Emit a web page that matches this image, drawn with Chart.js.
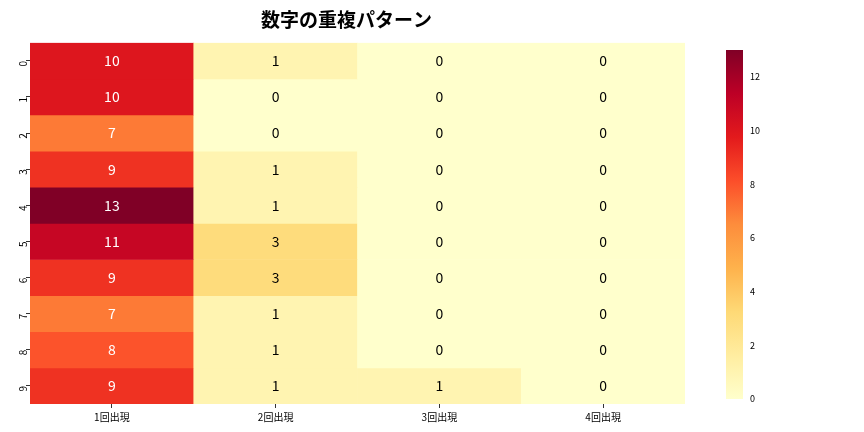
<!DOCTYPE html>
<html><head><meta charset="utf-8">
<script src="https://cdn.jsdelivr.net/npm/chart.js@4"></script>
<style>body{margin:0;background:#fff;font-family:"Noto Sans CJK JP";}
#m{position:absolute;left:0;top:0;width:700px;height:432px}
#c{position:absolute;left:700px;top:0;width:100px;height:432px}</style>
</head><body>
<div id="m"><canvas id="mc"></canvas></div>
<div id="c"><canvas id="cc"></canvas></div>
<script>
const columns=["1回出現","2回出現","3回出現","4回出現"];
const rowLabels=["0","1","2","3","4","5","6","7","8","9"];
const values=[[10,1,0,0],[10,0,0,0],[7,0,0,0],[9,1,0,0],[13,1,0,0],[11,3,0,0],[9,3,0,0],[7,1,0,0],[8,1,0,0],[9,1,1,0]];
const vmin=0,vmax=13;
const cbTicks=[0,2,4,6,8,10,12];
const stops=["#ffffcc","#ffeda0","#fed976","#feb24c","#fd8d3c","#fc4e2a","#e31a1c","#bd0026","#800026"];
function hex(h){return [1,3,5].map(i=>parseInt(h.substr(i,2),16));}
function cmap(v){let t=(v-vmin)/(vmax-vmin)*(stops.length-1);let i=Math.min(Math.floor(t),stops.length-2);let f=t-i;
 const a=hex(stops[i]),b=hex(stops[i+1]);return `rgb(${a.map((x,k)=>Math.round(x+(b[k]-x)*f)).join(',')})`;}
const FONT='"Noto Sans CJK JP","DejaVu Sans",sans-serif';
const datasets=values.map((row,r)=>({label:rowLabels[r],data:row.map(()=>[r,r+1]),backgroundColor:row.map(cmap),grouped:false,barPercentage:1,categoryPercentage:1,borderWidth:0}));
const labelPlugin={id:'lbl',afterDatasetsDraw(ch){const ctx=ch.ctx;ctx.save();ctx.font='14px '+FONT;ctx.textAlign='center';ctx.textBaseline='middle';
 ch.data.datasets.forEach((ds,r)=>{ch.getDatasetMeta(r).data.forEach((el,c)=>{const v=values[r][c];ctx.fillStyle=v>6.5?'#fff':'#000';ctx.fillText(String(v),el.x,(el.y+el.base)/2);});});ctx.restore();}};
new Chart(document.getElementById('mc'),{type:'bar',data:{labels:columns,datasets},plugins:[labelPlugin],
options:{responsive:true,maintainAspectRatio:false,animation:false,layout:{padding:{left:8,right:15,top:4,bottom:6}},
plugins:{legend:{display:false},tooltip:{enabled:false},title:{display:true,text:'数字の重複パターン',font:{family:FONT,size:19,weight:'bold'},color:'#000',padding:{top:4,bottom:12}}},
scales:{x:{z:1,grid:{color:'#fff',lineWidth:1,offset:false,drawTicks:true,tickLength:4,tickColor:'#333'},border:{display:false},ticks:{font:{family:FONT,size:10},color:'#000',maxRotation:0}},
y:{type:'linear',min:0,max:10,reverse:true,z:1,afterBuildTicks(s){s.ticks=rowLabels.map((l,i)=>({value:i+0.5}));},
 grid:{color:'#fff',lineWidth:1,tickLength:4,tickColor:'#333'},border:{display:false},
 ticks:{font:{family:FONT,size:10},color:'#000',maxRotation:90,minRotation:90,callback:(v)=>rowLabels[Math.floor(v)]}}}}});
const cbPlugin={id:'cb',beforeDatasetsDraw(ch){}};
new Chart(document.getElementById('cc'),{type:'bar',data:{labels:[''],datasets:[{data:[[vmin,vmax]],barPercentage:1,categoryPercentage:1,borderWidth:0,
 backgroundColor(ctx){const ch=ctx.chart;const ca=ch.chartArea;if(!ca)return '#fff';const ys=ch.scales.y;const g=ch.ctx.createLinearGradient(0,ys.getPixelForValue(vmin),0,ys.getPixelForValue(vmax));stops.forEach((s,i)=>g.addColorStop(i/(stops.length-1),s));return g;}}]},
options:{responsive:true,maintainAspectRatio:false,animation:false,layout:{padding:{left:26,right:40,top:50,bottom:33}},
plugins:{legend:{display:false},tooltip:{enabled:false}},
scales:{x:{display:false},y:{position:'right',min:vmin,max:vmax,afterBuildTicks(s){s.ticks=cbTicks.map(v=>({value:v}));},grid:{display:false,drawTicks:true,tickLength:3},border:{display:false},ticks:{font:{family:FONT,size:9},color:'#000',padding:4}}}}});
</script></body></html>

________________________

Copy the data character for character, but drop all pictures from the copy.

▶ **TASK SOLUTION**
Emit a web page that matches this image, drawn with Chart.js.
<!DOCTYPE html>
<html><head><meta charset="utf-8">
<script src="https://cdn.jsdelivr.net/npm/chart.js@4"></script>
<style>body{margin:0;background:#fff;font-family:"Noto Sans CJK JP";}
#m{position:absolute;left:0;top:0;width:700px;height:432px}
#c{position:absolute;left:700px;top:0;width:100px;height:432px}</style>
</head><body>
<div id="m"><canvas id="mc"></canvas></div>
<div id="c"><canvas id="cc"></canvas></div>
<script>
const columns=["1回出現","2回出現","3回出現","4回出現"];
const rowLabels=["0","1","2","3","4","5","6","7","8","9"];
const values=[[10,1,0,0],[10,0,0,0],[7,0,0,0],[9,1,0,0],[13,1,0,0],[11,3,0,0],[9,3,0,0],[7,1,0,0],[8,1,0,0],[9,1,1,0]];
const vmin=0,vmax=13;
const cbTicks=[0,2,4,6,8,10,12];
const stops=["#ffffcc","#ffeda0","#fed976","#feb24c","#fd8d3c","#fc4e2a","#e31a1c","#bd0026","#800026"];
function hex(h){return [1,3,5].map(i=>parseInt(h.substr(i,2),16));}
function cmap(v){let t=(v-vmin)/(vmax-vmin)*(stops.length-1);let i=Math.min(Math.floor(t),stops.length-2);let f=t-i;
 const a=hex(stops[i]),b=hex(stops[i+1]);return `rgb(${a.map((x,k)=>Math.round(x+(b[k]-x)*f)).join(',')})`;}
const FONT='"Noto Sans CJK JP","DejaVu Sans",sans-serif';
const datasets=values.map((row,r)=>({label:rowLabels[r],data:row.map(()=>[r,r+1]),backgroundColor:row.map(cmap),grouped:false,barPercentage:1,categoryPercentage:1,borderWidth:0}));
const labelPlugin={id:'lbl',afterDatasetsDraw(ch){const ctx=ch.ctx;ctx.save();ctx.font='14px '+FONT;ctx.textAlign='center';ctx.textBaseline='middle';
 ch.data.datasets.forEach((ds,r)=>{ch.getDatasetMeta(r).data.forEach((el,c)=>{const v=values[r][c];ctx.fillStyle=v>6.5?'#fff':'#000';ctx.fillText(String(v),el.x,(el.y+el.base)/2);});});ctx.restore();}};
new Chart(document.getElementById('mc'),{type:'bar',data:{labels:columns,datasets},plugins:[labelPlugin],
options:{responsive:true,maintainAspectRatio:false,animation:false,layout:{padding:{left:8,right:15,top:4,bottom:6}},
plugins:{legend:{display:false},tooltip:{enabled:false},title:{display:true,text:'数字の重複パターン',font:{family:FONT,size:19,weight:'bold'},color:'#000',padding:{top:4,bottom:12}}},
scales:{x:{z:1,grid:{color:'#fff',lineWidth:1,offset:false,drawTicks:true,tickLength:4,tickColor:'#333'},border:{display:false},ticks:{font:{family:FONT,size:10},color:'#000',maxRotation:0}},
y:{type:'linear',min:0,max:10,reverse:true,z:1,afterBuildTicks(s){s.ticks=rowLabels.map((l,i)=>({value:i+0.5}));},
 grid:{color:'#fff',lineWidth:1,tickLength:4,tickColor:'#333'},border:{display:false},
 ticks:{font:{family:FONT,size:10},color:'#000',maxRotation:90,minRotation:90,callback:(v)=>rowLabels[Math.floor(v)]}}}}});
const cbPlugin={id:'cb',beforeDatasetsDraw(ch){}};
new Chart(document.getElementById('cc'),{type:'bar',data:{labels:[''],datasets:[{data:[[vmin,vmax]],barPercentage:1,categoryPercentage:1,borderWidth:0,
 backgroundColor(ctx){const ch=ctx.chart;const ca=ch.chartArea;if(!ca)return '#fff';const ys=ch.scales.y;const g=ch.ctx.createLinearGradient(0,ys.getPixelForValue(vmin),0,ys.getPixelForValue(vmax));stops.forEach((s,i)=>g.addColorStop(i/(stops.length-1),s));return g;}}]},
options:{responsive:true,maintainAspectRatio:false,animation:false,layout:{padding:{left:26,right:40,top:50,bottom:33}},
plugins:{legend:{display:false},tooltip:{enabled:false}},
scales:{x:{display:false},y:{position:'right',min:vmin,max:vmax,afterBuildTicks(s){s.ticks=cbTicks.map(v=>({value:v}));},grid:{display:false,drawTicks:true,tickLength:3},border:{display:false},ticks:{font:{family:FONT,size:9},color:'#000',padding:4}}}}});
</script></body></html>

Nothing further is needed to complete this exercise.